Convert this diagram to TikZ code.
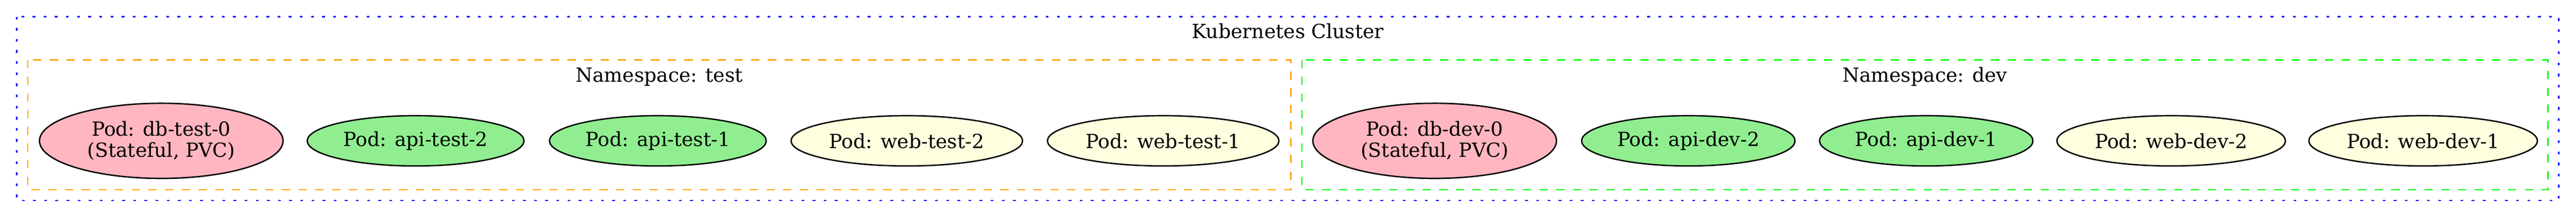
\documentclass[tikz,border=0pt]{standalone}
\usepackage{fontspec}
\setmainfont{DejaVu Serif}
\usepackage{tikz}
\usetikzlibrary{shapes.geometric}
\definecolor{podpink}{HTML}{FFB6C1}
\definecolor{podgreen}{HTML}{90EE90}
\definecolor{podyellow}{HTML}{FFFFE0}
\definecolor{nsorange}{HTML}{FFA500}
\definecolor{nsgreen}{HTML}{00FF00}

\begin{document}
\begin{tikzpicture}[x=0.2414pt,y=0.2414pt]
\tikzstyle{every node}+=[inner sep=0pt, font=\fontsize{14}{15.2}\selectfont]
\tikzstyle{pod}=[ellipse, draw=black, line width=1pt, align=center, minimum height=36.2pt]
\tikzstyle{dbpod}=[pod, fill=podpink, minimum width=175pt, minimum height=54.1pt]
\tikzstyle{apipod}=[pod, fill=podgreen]
\tikzstyle{webpod}=[pod, fill=podyellow]
\tikzstyle{nsbox}=[line width=1pt, dash pattern=on 6pt off 6pt]
\useasboundingbox (0,0) rectangle (7667,-649);
\draw [blue, line width=1pt, dash pattern=on 2pt off 6pt] (50,-50) rectangle (7616,-598);
\node [anchor=base] (kcluster) at (3833,-114) {Kubernetes Cluster};
\draw [nsbox, nsorange] (83,-179) rectangle (3842,-566);
\node [anchor=base] (nstest) at (1962,-245) {Namespace: test};
\draw [nsbox, nsgreen] (3875,-179) rectangle (7583,-566);
\node [anchor=base] (nsdev) at (5729,-245) {Namespace: dev};
\node [dbpod] (dbtest0) at (480,-420) {Pod: db-test-0\\(Stateful, PVC)};
\node [apipod, minimum width=155.7pt] (apitest2) at (1237,-420) {Pod: api-test-2};
\node [apipod, minimum width=155.7pt] (apitest1) at (1958,-420) {Pod: api-test-1};
\node [webpod, minimum width=166.3pt] (webtest2) at (2699,-420) {Pod: web-test-2};
\node [webpod, minimum width=166.3pt] (webtest1) at (3462,-420) {Pod: web-test-1};
\node [dbpod] (dbdev0) at (4270,-420) {Pod: db-dev-0\\(Stateful, PVC)};
\node [apipod, minimum width=153.3pt] (apidev2) at (5025,-420) {Pod: api-dev-2};
\node [apipod, minimum width=153.3pt] (apidev1) at (5733,-420) {Pod: api-dev-1};
\node [webpod, minimum width=164.2pt] (webdev2) at (6462,-420) {Pod: web-dev-2};
\node [webpod, minimum width=164.2pt] (webdev1) at (7212,-420) {Pod: web-dev-1};
\end{tikzpicture}
\end{document}
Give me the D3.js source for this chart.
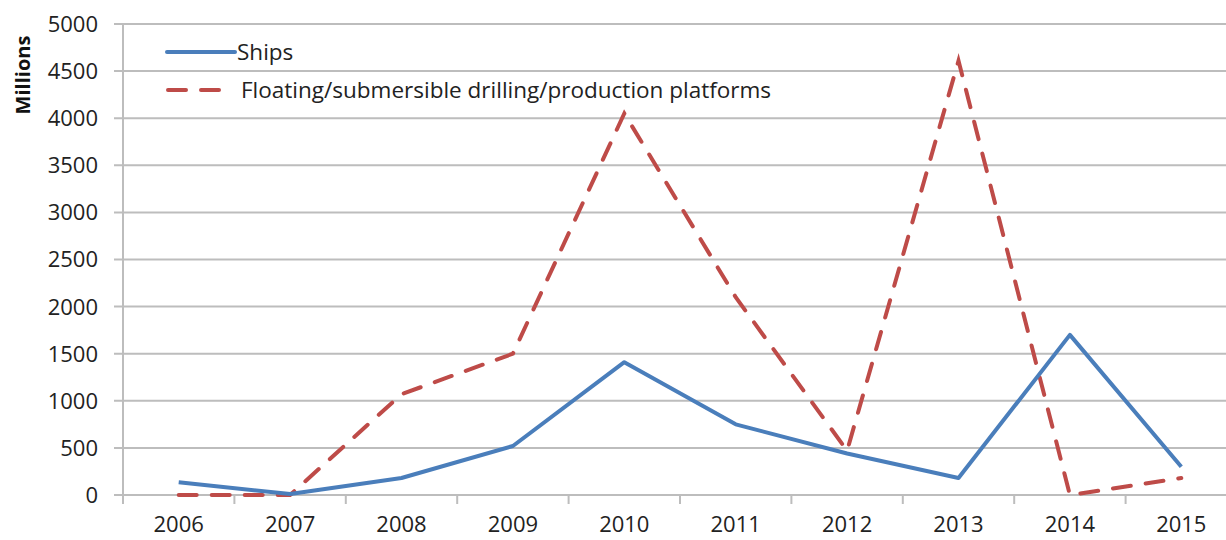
<!DOCTYPE html>
<html>
<head>
<meta charset="utf-8">
<script src="https://cdn.jsdelivr.net/npm/d3@7"></script>
<style>
body { margin: 0; background: #fff; }
svg { display: block; font-family: "Open Sans", "Liberation Sans", sans-serif; }
</style>
</head>
<body>
<script>
var years = ["2006", "2007", "2008", "2009", "2010", "2011", "2012", "2013", "2014", "2015"];
var ships = [135, 10, 180, 520, 1410, 750, 440, 180, 1700, 300];
var platforms = [0, 0, 1070, 1500, 4050, 2100, 470, 4610, 0, 180];
var yTicks = [0, 500, 1000, 1500, 2000, 2500, 3000, 3500, 4000, 4500, 5000];
var seriesNames = ["Ships", "Floating/submersible drilling/production platforms"];

var W = 1226, H = 540;
var plotLeft = 123, plotTop = 24, plotBottom = 495, plotRight = 1237; // plot runs past the right edge

var svg = d3.select("body").append("svg").attr("width", W).attr("height", H);

var x = d3.scaleBand().domain(years).range([plotLeft, plotRight]);
var y = d3.scaleLinear().domain([0, 5000]).range([plotBottom, plotTop]);

// gridlines
svg.append("g").selectAll("line").data(yTicks).enter().append("line")
  .attr("x1", plotLeft - 9).attr("x2", W)
  .attr("y1", function (d) { return y(d); }).attr("y2", function (d) { return y(d); })
  .attr("stroke", "#bdbdbd").attr("stroke-width", 2);

// y axis line
svg.append("line").attr("x1", plotLeft).attr("x2", plotLeft).attr("y1", plotTop).attr("y2", plotBottom + 9)
  .attr("stroke", "#bdbdbd").attr("stroke-width", 2);

// x tick marks between categories
svg.append("g").selectAll("line").data(years.slice(1)).enter().append("line")
  .attr("x1", function (d) { return x(d); }).attr("x2", function (d) { return x(d); })
  .attr("y1", plotBottom).attr("y2", plotBottom + 9)
  .attr("stroke", "#bdbdbd").attr("stroke-width", 2);

// y tick labels
svg.append("g").selectAll("text").data(yTicks).enter().append("text")
  .attr("x", 98).attr("y", function (d) { return y(d); }).attr("dy", "0.36em")
  .attr("text-anchor", "end").attr("font-size", 22).attr("fill", "#222")
  .text(function (d) { return d; });

// x labels
svg.append("g").selectAll("text").data(years).enter().append("text")
  .attr("x", function (d) { return x(d) + x.bandwidth() / 2; }).attr("y", 532)
  .attr("text-anchor", "middle").attr("font-size", 22).attr("fill", "#222")
  .text(function (d) { return d; });

// axis title
svg.append("text").attr("transform", "translate(30,75) rotate(-90)")
  .attr("text-anchor", "middle").attr("font-size", 20).attr("font-weight", "bold")
  .attr("fill", "#111").text("Millions");

var line = d3.line()
  .x(function (d, i) { return x(years[i]) + x.bandwidth() / 2; })
  .y(function (d) { return y(d); });

svg.append("path").datum(platforms).attr("d", line)
  .attr("fill", "none").attr("stroke", "#be4b48").attr("stroke-width", 4)
  .attr("stroke-dasharray", "18,15").attr("stroke-linecap", "round");

svg.append("path").datum(ships).attr("d", line)
  .attr("fill", "none").attr("stroke", "#4a7ebb").attr("stroke-width", 4)
  .attr("stroke-linejoin", "round");

// legend
svg.append("line").attr("x1", 167).attr("x2", 235).attr("y1", 52).attr("y2", 52)
  .attr("stroke", "#4a7ebb").attr("stroke-width", 4).attr("stroke-linecap", "round");
svg.append("text").attr("x", 237).attr("y", 52).attr("dy", "0.36em")
  .attr("font-size", 22.5).attr("fill", "#222").text(seriesNames[0]);
svg.append("line").attr("x1", 168).attr("x2", 220).attr("y1", 90).attr("y2", 90)
  .attr("stroke", "#be4b48").attr("stroke-width", 4).attr("stroke-linecap", "round")
  .attr("stroke-dasharray", "18,15");
svg.append("text").attr("x", 241).attr("y", 90).attr("dy", "0.36em")
  .attr("font-size", 22.5).attr("fill", "#222").text(seriesNames[1]);
</script>
</body>
</html>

__Set problem__
Copy every entry word for word, but omit the pictures.

__Exercise solution__
Convert this diagram to TikZ code.
\documentclass[tikz,border=0pt]{standalone}
\usepackage{fontspec}
\setmainfont{DejaVu Serif}
\usepackage{tikz}
\usetikzlibrary{shapes.geometric}
\definecolor{podpink}{HTML}{FFB6C1}
\definecolor{podgreen}{HTML}{90EE90}
\definecolor{podyellow}{HTML}{FFFFE0}
\definecolor{nsorange}{HTML}{FFA500}
\definecolor{nsgreen}{HTML}{00FF00}

\begin{document}
\begin{tikzpicture}[x=0.2414pt,y=0.2414pt]
\tikzstyle{every node}+=[inner sep=0pt, font=\fontsize{14}{15.2}\selectfont]
\tikzstyle{pod}=[ellipse, draw=black, line width=1pt, align=center, minimum height=36.2pt]
\tikzstyle{dbpod}=[pod, fill=podpink, minimum width=175pt, minimum height=54.1pt]
\tikzstyle{apipod}=[pod, fill=podgreen]
\tikzstyle{webpod}=[pod, fill=podyellow]
\tikzstyle{nsbox}=[line width=1pt, dash pattern=on 6pt off 6pt]
\useasboundingbox (0,0) rectangle (7667,-649);
\draw [blue, line width=1pt, dash pattern=on 2pt off 6pt] (50,-50) rectangle (7616,-598);
\node [anchor=base] (kcluster) at (3833,-114) {Kubernetes Cluster};
\draw [nsbox, nsorange] (83,-179) rectangle (3842,-566);
\node [anchor=base] (nstest) at (1962,-245) {Namespace: test};
\draw [nsbox, nsgreen] (3875,-179) rectangle (7583,-566);
\node [anchor=base] (nsdev) at (5729,-245) {Namespace: dev};
\node [dbpod] (dbtest0) at (480,-420) {Pod: db-test-0\\(Stateful, PVC)};
\node [apipod, minimum width=155.7pt] (apitest2) at (1237,-420) {Pod: api-test-2};
\node [apipod, minimum width=155.7pt] (apitest1) at (1958,-420) {Pod: api-test-1};
\node [webpod, minimum width=166.3pt] (webtest2) at (2699,-420) {Pod: web-test-2};
\node [webpod, minimum width=166.3pt] (webtest1) at (3462,-420) {Pod: web-test-1};
\node [dbpod] (dbdev0) at (4270,-420) {Pod: db-dev-0\\(Stateful, PVC)};
\node [apipod, minimum width=153.3pt] (apidev2) at (5025,-420) {Pod: api-dev-2};
\node [apipod, minimum width=153.3pt] (apidev1) at (5733,-420) {Pod: api-dev-1};
\node [webpod, minimum width=164.2pt] (webdev2) at (6462,-420) {Pod: web-dev-2};
\node [webpod, minimum width=164.2pt] (webdev1) at (7212,-420) {Pod: web-dev-1};
\end{tikzpicture}
\end{document}
Give me the D3.js source for this chart.
<!DOCTYPE html>
<html>
<head>
<meta charset="utf-8">
<script src="https://cdn.jsdelivr.net/npm/d3@7"></script>
<style>
body { margin: 0; background: #fff; }
svg { display: block; font-family: "Open Sans", "Liberation Sans", sans-serif; }
</style>
</head>
<body>
<script>
var years = ["2006", "2007", "2008", "2009", "2010", "2011", "2012", "2013", "2014", "2015"];
var ships = [135, 10, 180, 520, 1410, 750, 440, 180, 1700, 300];
var platforms = [0, 0, 1070, 1500, 4050, 2100, 470, 4610, 0, 180];
var yTicks = [0, 500, 1000, 1500, 2000, 2500, 3000, 3500, 4000, 4500, 5000];
var seriesNames = ["Ships", "Floating/submersible drilling/production platforms"];

var W = 1226, H = 540;
var plotLeft = 123, plotTop = 24, plotBottom = 495, plotRight = 1237; // plot runs past the right edge

var svg = d3.select("body").append("svg").attr("width", W).attr("height", H);

var x = d3.scaleBand().domain(years).range([plotLeft, plotRight]);
var y = d3.scaleLinear().domain([0, 5000]).range([plotBottom, plotTop]);

// gridlines
svg.append("g").selectAll("line").data(yTicks).enter().append("line")
  .attr("x1", plotLeft - 9).attr("x2", W)
  .attr("y1", function (d) { return y(d); }).attr("y2", function (d) { return y(d); })
  .attr("stroke", "#bdbdbd").attr("stroke-width", 2);

// y axis line
svg.append("line").attr("x1", plotLeft).attr("x2", plotLeft).attr("y1", plotTop).attr("y2", plotBottom + 9)
  .attr("stroke", "#bdbdbd").attr("stroke-width", 2);

// x tick marks between categories
svg.append("g").selectAll("line").data(years.slice(1)).enter().append("line")
  .attr("x1", function (d) { return x(d); }).attr("x2", function (d) { return x(d); })
  .attr("y1", plotBottom).attr("y2", plotBottom + 9)
  .attr("stroke", "#bdbdbd").attr("stroke-width", 2);

// y tick labels
svg.append("g").selectAll("text").data(yTicks).enter().append("text")
  .attr("x", 98).attr("y", function (d) { return y(d); }).attr("dy", "0.36em")
  .attr("text-anchor", "end").attr("font-size", 22).attr("fill", "#222")
  .text(function (d) { return d; });

// x labels
svg.append("g").selectAll("text").data(years).enter().append("text")
  .attr("x", function (d) { return x(d) + x.bandwidth() / 2; }).attr("y", 532)
  .attr("text-anchor", "middle").attr("font-size", 22).attr("fill", "#222")
  .text(function (d) { return d; });

// axis title
svg.append("text").attr("transform", "translate(30,75) rotate(-90)")
  .attr("text-anchor", "middle").attr("font-size", 20).attr("font-weight", "bold")
  .attr("fill", "#111").text("Millions");

var line = d3.line()
  .x(function (d, i) { return x(years[i]) + x.bandwidth() / 2; })
  .y(function (d) { return y(d); });

svg.append("path").datum(platforms).attr("d", line)
  .attr("fill", "none").attr("stroke", "#be4b48").attr("stroke-width", 4)
  .attr("stroke-dasharray", "18,15").attr("stroke-linecap", "round");

svg.append("path").datum(ships).attr("d", line)
  .attr("fill", "none").attr("stroke", "#4a7ebb").attr("stroke-width", 4)
  .attr("stroke-linejoin", "round");

// legend
svg.append("line").attr("x1", 167).attr("x2", 235).attr("y1", 52).attr("y2", 52)
  .attr("stroke", "#4a7ebb").attr("stroke-width", 4).attr("stroke-linecap", "round");
svg.append("text").attr("x", 237).attr("y", 52).attr("dy", "0.36em")
  .attr("font-size", 22.5).attr("fill", "#222").text(seriesNames[0]);
svg.append("line").attr("x1", 168).attr("x2", 220).attr("y1", 90).attr("y2", 90)
  .attr("stroke", "#be4b48").attr("stroke-width", 4).attr("stroke-linecap", "round")
  .attr("stroke-dasharray", "18,15");
svg.append("text").attr("x", 241).attr("y", 90).attr("dy", "0.36em")
  .attr("font-size", 22.5).attr("fill", "#222").text(seriesNames[1]);
</script>
</body>
</html>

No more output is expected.